Raynes Park is a leafy residential suburb between Wimbledon and New Malden with one of the largest proportions of green open space in south-west London. Raynes Park is nestled perfectly between the hustle and bustle of central London and the quiet greenery of Surrey County. Formerly rural farmland on the outskirts of London, Raynes Park was only developed in the late 19th century with the opening of the station in 1871. It’s the fast connections to Waterloo that continues to draw people here today – and the fact that it’s the stop before busier Wimbledon means you can almost always get a seat. Raynes Park is an emerging and dynamic town centre. Major brands are beginning to open up, a tell tale sign of progression. With a low crime rate and a warm, welcoming community spirit, Raynes Park is popular with young buyers especially couples with small children. Many Londoners find themselves upsizing to Raynes Park for a better quality of living.
- Cannon Hill Common contains woodland that is over 140 years old and is Grade 1 for Nature Conservation.
- Richard Briers, famous for starring in “Ever Decreasing Circles”, was a famous resident, as was Oliver Reed.
- MyRaynesPark Festival is an annual summer weeklong arts and cultural event.
Properties in Raynes Park
Unusually the arrival of the railway didn’t result in an immediate development boom. A major player in this development was Richard Garth, Lord of the Manor of Morden who began laying out the suburb. Grand Drive was originally built as a carriageway to the railway station with the first road being Blenheim Road. Large mansions appeared on Grand Drive in the 1880s with the “Apostles” being built in the 1890s.
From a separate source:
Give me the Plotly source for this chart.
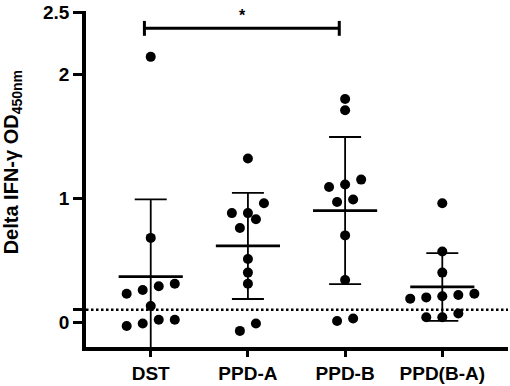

These were 12 roads, hence the name “Apostles”, such as Aston Road, Prince Georges Road, Edna Road and Chestnut Road are exceedingly sought after. The Cannon Hill Estate was built by George Blay in the 1930s. Most homes are quite spacious and a mixture of both terraced and semi-detached houses.
Raynes Park residents certainly benefit from the area’s significantly slower development. Some properties feel as spacious and secluded as countryside cottages. Nowhere is this more true than the large detached properties towards Wimbledon, but the Victorian and Edwardian terraced homes and 1930s houses in the area have also retained a picturesque beauty as many boast gardens and off street parking.
There are a number of top quality restaurants and pubs in the vicinity. The Apostles wine bar is open late on weekends and is very popular. Lime and Thyme is the go to place for pizza, while reservations are recommended at Hashi for Sushi. Cah Chi is an unassuming Koran Barbeque that shouldn’t be underestimated. Closer to Wimbledon is Light House offering robust and flavoursome Italian dishes.
Raynes Park offers plenty to do in the way of activities through its proximity to the Grade 1 listed Cannon Hill Common, ideal for walking, cycling and fishing. For shoppers, Coombe Lane was voted London’s best performing high street in 2012 – serviced by a post office, banks and independent shops as well as a handful of well-selected chain stores.
There is a good selection of schools, with desirable Hollymount and West Wimbledon being oversubscribed.
Primary Schools: Hollymount School, West Wimbledon Primary School, The Norwegian School in London, Blossom House School.
Secondary Schools: Hall School Wimbledon, Blossom House School, Raynes Park High School, Ursuline High School Wimbledon, The Norwegian School in London.